They didn't close City (profitable) so much as shut down Paragon Studios (not profitable), which has the side-effect of closing City. Paragon was developing two next-gen games in addition to City - they had 80-something folks working for them. They were definitely losing money. City was profitable but Paragon Studios was not. NCsoft allowed Paragon to be unprofitable and then decided that Paragon being unprofitable wasn't good for NCsoft. It's like chopping off your foot because the toe you shotgunned hurts.
However, if their intent was to replace City of Heroes with an updated version based off the Unreal engine, killing the existing game while development starts on its replacement is the
stupidest business move possible, ranking just above deciding to replace CoH with CoH2 and
not taking the existing devs and telling them "We want you to suspend development on CoH and build a next-generation version of the game using
this game engine" and, instead, firing them all and bringing in a new dev team.

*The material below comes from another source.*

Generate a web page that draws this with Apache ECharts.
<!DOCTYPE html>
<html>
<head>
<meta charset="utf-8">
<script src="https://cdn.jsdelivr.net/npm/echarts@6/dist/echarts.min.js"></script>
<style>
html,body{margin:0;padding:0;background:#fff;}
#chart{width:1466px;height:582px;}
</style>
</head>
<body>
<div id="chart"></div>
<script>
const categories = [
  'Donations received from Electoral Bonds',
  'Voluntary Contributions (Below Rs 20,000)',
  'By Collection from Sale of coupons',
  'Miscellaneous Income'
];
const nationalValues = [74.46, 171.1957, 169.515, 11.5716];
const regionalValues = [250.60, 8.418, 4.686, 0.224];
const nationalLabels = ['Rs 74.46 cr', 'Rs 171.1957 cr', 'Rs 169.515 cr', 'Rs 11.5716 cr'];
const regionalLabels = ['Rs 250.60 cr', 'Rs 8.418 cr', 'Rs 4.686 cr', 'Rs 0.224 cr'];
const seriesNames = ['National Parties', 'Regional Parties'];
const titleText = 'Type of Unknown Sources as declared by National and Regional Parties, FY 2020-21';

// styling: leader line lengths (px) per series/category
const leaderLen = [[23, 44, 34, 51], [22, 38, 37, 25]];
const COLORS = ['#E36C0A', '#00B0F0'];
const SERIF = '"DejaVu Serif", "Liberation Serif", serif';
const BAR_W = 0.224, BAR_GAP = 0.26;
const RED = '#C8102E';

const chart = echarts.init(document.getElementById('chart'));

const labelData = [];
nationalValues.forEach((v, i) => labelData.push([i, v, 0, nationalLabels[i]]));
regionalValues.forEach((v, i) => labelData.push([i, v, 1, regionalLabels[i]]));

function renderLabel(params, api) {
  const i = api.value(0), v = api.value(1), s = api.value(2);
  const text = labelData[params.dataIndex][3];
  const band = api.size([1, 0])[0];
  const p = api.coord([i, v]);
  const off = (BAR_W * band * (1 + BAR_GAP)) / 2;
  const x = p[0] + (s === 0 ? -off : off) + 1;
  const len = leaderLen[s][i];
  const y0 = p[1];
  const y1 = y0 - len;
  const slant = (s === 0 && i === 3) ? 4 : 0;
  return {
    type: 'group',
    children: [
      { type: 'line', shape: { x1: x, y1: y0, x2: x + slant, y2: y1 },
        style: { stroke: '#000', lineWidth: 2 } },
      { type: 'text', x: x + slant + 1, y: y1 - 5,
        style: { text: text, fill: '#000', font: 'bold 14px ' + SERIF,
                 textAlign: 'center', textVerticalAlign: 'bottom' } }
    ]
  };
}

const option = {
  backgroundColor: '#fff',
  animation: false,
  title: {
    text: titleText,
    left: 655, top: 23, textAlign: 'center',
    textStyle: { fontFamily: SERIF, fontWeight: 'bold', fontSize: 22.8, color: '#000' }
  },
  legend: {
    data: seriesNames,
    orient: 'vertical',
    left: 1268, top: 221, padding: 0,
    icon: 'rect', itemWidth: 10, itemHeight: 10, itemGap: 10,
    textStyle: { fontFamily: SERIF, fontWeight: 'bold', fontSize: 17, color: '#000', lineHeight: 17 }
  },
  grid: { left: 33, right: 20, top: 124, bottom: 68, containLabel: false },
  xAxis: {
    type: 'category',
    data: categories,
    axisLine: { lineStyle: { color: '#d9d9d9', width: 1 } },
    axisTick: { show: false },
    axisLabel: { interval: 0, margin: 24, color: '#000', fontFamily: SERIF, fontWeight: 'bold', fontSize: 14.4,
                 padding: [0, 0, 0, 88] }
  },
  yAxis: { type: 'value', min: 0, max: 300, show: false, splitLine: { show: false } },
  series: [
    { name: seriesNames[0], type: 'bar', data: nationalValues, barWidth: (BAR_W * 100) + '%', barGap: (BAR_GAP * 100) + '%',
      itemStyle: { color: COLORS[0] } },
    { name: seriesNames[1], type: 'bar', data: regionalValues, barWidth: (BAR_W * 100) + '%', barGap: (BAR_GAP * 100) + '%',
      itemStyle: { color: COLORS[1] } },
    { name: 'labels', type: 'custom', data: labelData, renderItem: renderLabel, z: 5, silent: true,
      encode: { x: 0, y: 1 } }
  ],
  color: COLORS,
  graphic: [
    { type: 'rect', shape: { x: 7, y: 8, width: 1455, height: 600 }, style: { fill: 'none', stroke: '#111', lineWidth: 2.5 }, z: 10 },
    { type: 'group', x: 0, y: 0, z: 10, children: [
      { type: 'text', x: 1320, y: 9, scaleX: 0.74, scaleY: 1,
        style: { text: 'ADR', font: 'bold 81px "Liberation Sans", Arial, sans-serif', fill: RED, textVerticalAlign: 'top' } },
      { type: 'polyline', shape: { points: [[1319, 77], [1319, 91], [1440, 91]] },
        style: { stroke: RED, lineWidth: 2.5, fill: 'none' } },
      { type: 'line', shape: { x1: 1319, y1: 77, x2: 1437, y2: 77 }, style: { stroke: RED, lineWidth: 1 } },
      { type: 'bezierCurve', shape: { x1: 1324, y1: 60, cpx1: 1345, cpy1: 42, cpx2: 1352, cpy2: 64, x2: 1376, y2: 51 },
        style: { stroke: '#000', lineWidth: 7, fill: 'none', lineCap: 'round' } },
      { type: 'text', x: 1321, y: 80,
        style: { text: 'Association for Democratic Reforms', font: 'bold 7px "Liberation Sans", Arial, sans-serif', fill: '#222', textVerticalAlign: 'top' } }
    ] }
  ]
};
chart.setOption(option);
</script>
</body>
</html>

And, quite frankly, I would be deathly afraid,
were NCSoft to fund development of a follow-on to CoH using a new dev team, that the entire game would turn into a game full of "Go out and stop the Hellion muggings, and bring me twenty switchblades as proof (BTW, switchblades only drop from Nasty Hellions, not Brutal Hellions, Angry Hellions, Deranged Hellions, or any of the half-dozen other flavors of Hellion -- but you don't get told
that)" open-world missions like virtually
every other MMO on the market, just to turn it into a grind-centric Korean-style MMO so that they're comfortable with it.